SOURCE EXCERPT
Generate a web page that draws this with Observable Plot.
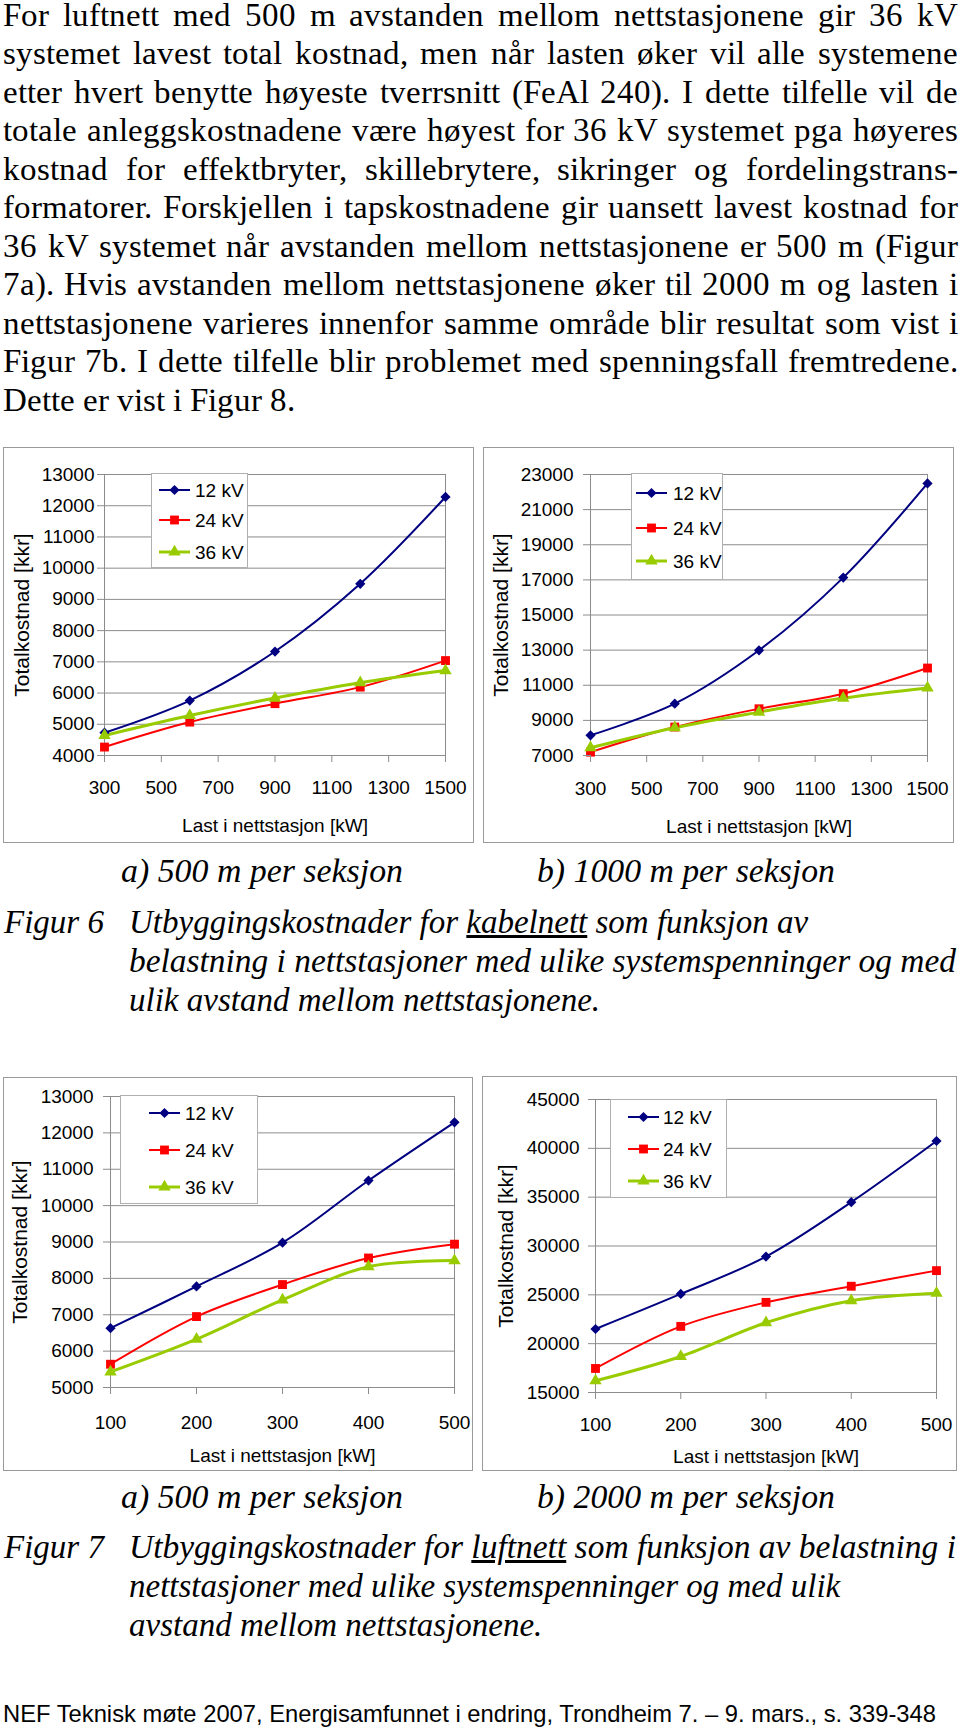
<!DOCTYPE html>
<html><head><meta charset="utf-8">
<script src="https://cdn.jsdelivr.net/npm/d3@7"></script>
<script src="https://cdn.jsdelivr.net/npm/@observablehq/plot@0.6"></script>
<style>
@font-face{font-family:"PSerif";src:local("Liberation Serif"),local("LiberationSerif");font-style:normal;font-weight:400;ascent-override:74%;descent-override:22%;line-gap-override:0%;}
html,body{margin:0;padding:0;background:#fff;overflow:hidden;}
#page{position:relative;width:960px;height:1731px;overflow:hidden;background:#fff;}
.ln{position:absolute;white-space:nowrap;color:#000;transform-origin:0 0;}
.serif{font-family:"Liberation Serif","Times New Roman",serif;}
.pserif{font-family:"PSerif","Liberation Serif","Times New Roman",serif;}
.sans{font-family:"Liberation Sans",Arial,sans-serif;}
.box{position:absolute;border:1.5px solid #9a9a9a;box-sizing:border-box;pointer-events:none;}
.leg{position:absolute;overflow:visible;}
.bm{display:inline-block;width:0;height:0;vertical-align:baseline;}
</style></head><body><div id="page"></div>
<script>
// ---------- data ----------
const seriesNames = ["12 kV", "24 kV", "36 kV"];

// Figur 6 (kabelnett): load 300..1500 kW
const kabelLoad = [300, 600, 900, 1200, 1500];
const kabel500_12 = [4730, 5760, 7330, 9500, 12280];
const kabel500_24 = [4270, 5070, 5660, 6190, 7040];
const kabel500_36 = [4640, 5280, 5840, 6330, 6720];
const kabel1000_12 = [8150, 9950, 12990, 17130, 22490];
const kabel1000_24 = [7190, 8620, 9660, 10520, 11980];
const kabel1000_36 = [7440, 8580, 9470, 10270, 10850];

// Figur 7 (luftnett): load 100..500 kW
const luftLoad = [100, 200, 300, 400, 500];
const luft500_12 = [6630, 7780, 8980, 10690, 12290];
const luft500_24 = [5640, 6950, 7830, 8560, 8940];
const luft500_36 = [5430, 6330, 7410, 8320, 8490];
const luft2000_12 = [21500, 25090, 28920, 34490, 40750];
const luft2000_24 = [17460, 21770, 24230, 25880, 27480];
const luft2000_36 = [16200, 18690, 22150, 24400, 25160];

// tick values
const kabelXTicks = [300, 500, 700, 900, 1100, 1300, 1500];
const kabel500YTicks = [4000, 5000, 6000, 7000, 8000, 9000, 10000, 11000, 12000, 13000];
const kabel1000YTicks = [7000, 9000, 11000, 13000, 15000, 17000, 19000, 21000, 23000];
const luftXTicks = [100, 200, 300, 400, 500];
const luft500YTicks = [5000, 6000, 7000, 8000, 9000, 10000, 11000, 12000, 13000];
const luft2000YTicks = [15000, 20000, 25000, 30000, 35000, 40000, 45000];

const xTitle = "Last i nettstasjon [kW]";
const yTitle = "Totalkostnad [kkr]";

// ---------- styles ----------
const seriesColors = ["#000080", "#ff0000", "#99cc00"];
const seriesWidths = [2, 2, 3];
const seriesSymbols = ["diamond2", "square", "triangle"];
const seriesR = [4.6, 5, 4.6];
const GRID = "#8c8c8c";

const page = document.getElementById("page");

// ---------- text ----------
const paraLines = [
  "For luftnett med 500 m avstanden mellom nettstasjonene gir 36 kV",
  "systemet lavest total kostnad, men når lasten øker vil alle systemene",
  "etter hvert benytte høyeste tverrsnitt (FeAl 240). I dette tilfelle vil de",
  "totale anleggskostnadene være høyest for 36 kV systemet pga høyeres",
  "kostnad for effektbryter, skillebrytere, sikringer og fordelingstrans-",
  "formatorer. Forskjellen i tapskostnadene gir uansett lavest kostnad for",
  "36 kV systemet når avstanden mellom nettstasjonene er 500 m (Figur",
  "7a). Hvis avstanden mellom nettstasjonene øker til 2000 m og lasten i",
  "nettstasjonene varieres innenfor samme område blir resultat som vist i",
  "Figur 7b. I dette tilfelle blir problemet med spenningsfall fremtredene.",
  "Dette er vist i Figur 8."
];

function addLine(t) {
  const d = document.createElement("div");
  d.className = "ln " + (t.sans ? "sans" : (t.para ? "pserif" : "serif"));
  d.style.fontSize = t.size + "px";
  d.style.lineHeight = (0.9 * t.size) + "px";
  if (t.italic) d.style.fontStyle = "italic";
  d.innerHTML = t.html;
  d.style.left = t.x + "px";
  d.style.top = (t.y - 0.75 * t.size) + "px";
  page.appendChild(d);
  // place the baseline exactly at t.y
  const mark = document.createElement("span");
  mark.className = "bm";
  d.appendChild(mark);
  const pageTop = page.getBoundingClientRect().top;
  const base = mark.getBoundingClientRect().top - pageTop;
  d.removeChild(mark);
  d.style.top = (parseFloat(d.style.top) + (t.y - base)) + "px";
  const nat = d.getBoundingClientRect().width;
  if (t.w) {
    if (t.justify && nat < t.w) {
      const spaces = (d.textContent.match(/ /g) || []).length;
      if (spaces) d.style.wordSpacing = ((t.w - nat) / spaces) + "px";
    } else {
      let s = t.w / nat;
      s = Math.max(0.85, Math.min(1.12, s));
      d.style.transform = `scaleX(${s})`;
    }
  }
}

paraLines.forEach((txt, i) => {
  addLine({html: txt, x: 3, y: 25.5 + 38.5 * i, size: 33, para: true,
           w: i < paraLines.length - 1 ? 955 : null, justify: true});
});

// Figur 6 captions
addLine({html: "a) 500 m per seksjon", x: 121, y: 882, size: 33, italic: true, w: 282});
addLine({html: "b) 1000 m per seksjon", x: 537, y: 882, size: 33, italic: true, w: 298});
addLine({html: "Figur 6", x: 4, y: 933, size: 33, italic: true});
addLine({html: "Utbyggingskostnader for <u>kabelnett</u> som funksjon av", x: 129, y: 933, size: 33, italic: true});
addLine({html: "belastning i nettstasjoner med ulike systemspenninger og med", x: 129, y: 972, size: 33, italic: true, w: 827});
addLine({html: "ulik avstand mellom nettstasjonene.", x: 129, y: 1011, size: 33, italic: true});

// Figur 7 captions
addLine({html: "a) 500 m per seksjon", x: 121, y: 1508, size: 33, italic: true, w: 282});
addLine({html: "b) 2000 m per seksjon", x: 537, y: 1508, size: 33, italic: true, w: 298});
addLine({html: "Figur 7", x: 4, y: 1558, size: 33, italic: true});
addLine({html: "Utbyggingskostnader for <u>luftnett</u> som funksjon av belastning i", x: 129, y: 1558, size: 33, italic: true, w: 827});
addLine({html: "nettstasjoner med ulike systemspenninger og med ulik", x: 129, y: 1597, size: 33, italic: true});
addLine({html: "avstand mellom nettstasjonene.", x: 129, y: 1636, size: 33, italic: true});

// footer
addLine({html: "NEF Teknisk møte 2007, Energisamfunnet i endring, Trondheim 7. – 9. mars., s. 339-348", x: 3, y: 1722, size: 24, sans: true, w: 933});

// ---------- charts ----------
function chart(cfg) {
  const rows = [];
  cfg.values.forEach((vals, i) => vals.forEach((v, j) => rows.push({load: cfg.loads[j], cost: v, series: seriesNames[i]})));
  const marks = [
    Plot.gridY(cfg.yTicks, {stroke: GRID, strokeOpacity: 1, strokeWidth: 1}),
    Plot.frame({stroke: GRID, strokeWidth: 1})
  ];
  seriesNames.forEach((name, i) => {
    marks.push(Plot.line(rows.filter(d => d.series === name), {
      x: "load", y: "cost", stroke: seriesColors[i], strokeWidth: seriesWidths[i], curve: "catmull-rom"
    }));
  });
  seriesNames.forEach((name, i) => {
    marks.push(Plot.dot(rows.filter(d => d.series === name), {
      x: "load", y: "cost", symbol: seriesSymbols[i], fill: seriesColors[i], stroke: "none", r: seriesR[i]
    }));
  });
  marks.push(Plot.axisY(cfg.yTicks, {
    tickSize: 7, tickPadding: cfg.yPad, tickFormat: d3.format("d"), stroke: GRID, label: null
  }));
  marks.push(Plot.axisY([], {
    tickSize: 0, fontSize: 21,
    label: yTitle, labelAnchor: "center", labelOffset: cfg.yLab, labelArrow: "none"
  }));
  marks.push(Plot.axisX(cfg.xTicks, {
    tickSize: 7, tickPadding: cfg.xPad, tickFormat: d3.format("d"), stroke: GRID,
    label: xTitle, labelAnchor: "center", labelOffset: cfg.xLab, labelArrow: "none"
  }));
  const svg = Plot.plot({
    width: cfg.w, height: cfg.h,
    marginLeft: cfg.mL, marginRight: cfg.mR, marginTop: cfg.mT, marginBottom: cfg.mB,
    x: {type: "linear", domain: [cfg.xTicks[0], cfg.xTicks[cfg.xTicks.length - 1]]},
    y: {type: "linear", domain: [cfg.yTicks[0], cfg.yTicks[cfg.yTicks.length - 1]]},
    style: {fontFamily: "'Liberation Sans', Arial, sans-serif", fontSize: "19px", color: "#000", background: "transparent", overflow: "visible"},
    marks
  });
  svg.style.position = "absolute";
  svg.style.left = cfg.left + "px";
  svg.style.top = cfg.top + "px";
  page.appendChild(svg);

  const box = document.createElement("div");
  box.className = "box";
  Object.assign(box.style, {left: cfg.left + "px", top: cfg.top + "px", width: cfg.w + "px", height: cfg.h + "px"});
  page.appendChild(box);

  // legend
  const L = cfg.legend;
  const leg = d3.create("svg").attr("class", "leg").attr("width", L.w).attr("height", L.h)
    .style("left", L.x + "px").style("top", L.y + "px");
  leg.append("rect").attr("x", 0.5).attr("y", 0.5).attr("width", L.w - 1).attr("height", L.h - 1)
    .attr("fill", "#fff").attr("stroke", "#b0b0b0");
  const symMap = {diamond2: d3.symbolDiamond2, square: d3.symbolSquare, triangle: d3.symbolTriangle};
  seriesNames.forEach((name, i) => {
    const y = L.rows[i];
    leg.append("line").attr("x1", L.lx0).attr("x2", L.lx1).attr("y1", y).attr("y2", y)
      .attr("stroke", seriesColors[i]).attr("stroke-width", seriesWidths[i]);
    leg.append("path").attr("transform", `translate(${(L.lx0 + L.lx1) / 2},${y})`)
      .attr("d", d3.symbol(symMap[seriesSymbols[i]], Math.PI * seriesR[i] * seriesR[i])())
      .attr("fill", seriesColors[i]);
    leg.append("text").attr("x", L.tx).attr("y", y + 7)
      .attr("font-family", "'Liberation Sans', Arial, sans-serif").attr("font-size", 19).attr("fill", "#000")
      .text(name);
  });
  page.appendChild(leg.node());
}

chart({
  loads: kabelLoad, values: [kabel500_12, kabel500_24, kabel500_36],
  xTicks: kabelXTicks, yTicks: kabel500YTicks,
  left: 3, top: 447, w: 471, h: 396, mL: 101, mR: 29, mT: 27, mB: 88,
  yPad: 3, yLab: 90, xPad: 18, xLab: 76,
  legend: {x: 151, y: 473, w: 97, h: 95, rows: [17, 47, 79], lx0: 8, lx1: 39, tx: 44}
});
chart({
  loads: kabelLoad, values: [kabel1000_12, kabel1000_24, kabel1000_36],
  xTicks: kabelXTicks, yTicks: kabel1000YTicks,
  left: 483, top: 447, w: 471, h: 396, mL: 107, mR: 27, mT: 27, mB: 88,
  yPad: 10, yLab: 97, xPad: 19, xLab: 77,
  legend: {x: 631, y: 473, w: 92, h: 107, rows: [20, 55, 88], lx0: 5, lx1: 36, tx: 42}
});
chart({
  loads: luftLoad, values: [luft500_12, luft500_24, luft500_36],
  xTicks: luftXTicks, yTicks: luft500YTicks,
  left: 3, top: 1077, w: 470, h: 394, mL: 107, mR: 19, mT: 19, mB: 84,
  yPad: 10, yLab: 98, xPad: 21, xLab: 74,
  legend: {x: 120, y: 1095, w: 138, h: 109, rows: [18, 55, 92], lx0: 29, lx1: 60, tx: 65}
});
chart({
  loads: luftLoad, values: [luft2000_12, luft2000_24, luft2000_36],
  xTicks: luftXTicks, yTicks: luft2000YTicks,
  left: 482, top: 1076, w: 475, h: 395, mL: 113, mR: 21, mT: 23, mB: 79,
  yPad: 9, yLab: 97, xPad: 18, xLab: 70,
  legend: {x: 610, y: 1099, w: 117, h: 99, rows: [18, 50, 82], lx0: 18, lx1: 49, tx: 53}
});
</script>
</body></html>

WHAT TO WORK ON
Only lines belong in the copy: transcribe those from the start of the data through the line that contains "const luft2000_36 = [16200, 18690, 22150, 24400, 25160];", and skip the pictures.

RESPONSE
Generate a web page that draws this with Observable Plot.
<!DOCTYPE html>
<html><head><meta charset="utf-8">
<script src="https://cdn.jsdelivr.net/npm/d3@7"></script>
<script src="https://cdn.jsdelivr.net/npm/@observablehq/plot@0.6"></script>
<style>
@font-face{font-family:"PSerif";src:local("Liberation Serif"),local("LiberationSerif");font-style:normal;font-weight:400;ascent-override:74%;descent-override:22%;line-gap-override:0%;}
html,body{margin:0;padding:0;background:#fff;overflow:hidden;}
#page{position:relative;width:960px;height:1731px;overflow:hidden;background:#fff;}
.ln{position:absolute;white-space:nowrap;color:#000;transform-origin:0 0;}
.serif{font-family:"Liberation Serif","Times New Roman",serif;}
.pserif{font-family:"PSerif","Liberation Serif","Times New Roman",serif;}
.sans{font-family:"Liberation Sans",Arial,sans-serif;}
.box{position:absolute;border:1.5px solid #9a9a9a;box-sizing:border-box;pointer-events:none;}
.leg{position:absolute;overflow:visible;}
.bm{display:inline-block;width:0;height:0;vertical-align:baseline;}
</style></head><body><div id="page"></div>
<script>
// ---------- data ----------
const seriesNames = ["12 kV", "24 kV", "36 kV"];

// Figur 6 (kabelnett): load 300..1500 kW
const kabelLoad = [300, 600, 900, 1200, 1500];
const kabel500_12 = [4730, 5760, 7330, 9500, 12280];
const kabel500_24 = [4270, 5070, 5660, 6190, 7040];
const kabel500_36 = [4640, 5280, 5840, 6330, 6720];
const kabel1000_12 = [8150, 9950, 12990, 17130, 22490];
const kabel1000_24 = [7190, 8620, 9660, 10520, 11980];
const kabel1000_36 = [7440, 8580, 9470, 10270, 10850];

// Figur 7 (luftnett): load 100..500 kW
const luftLoad = [100, 200, 300, 400, 500];
const luft500_12 = [6630, 7780, 8980, 10690, 12290];
const luft500_24 = [5640, 6950, 7830, 8560, 8940];
const luft500_36 = [5430, 6330, 7410, 8320, 8490];
const luft2000_12 = [21500, 25090, 28920, 34490, 40750];
const luft2000_24 = [17460, 21770, 24230, 25880, 27480];
const luft2000_36 = [16200, 18690, 22150, 24400, 25160];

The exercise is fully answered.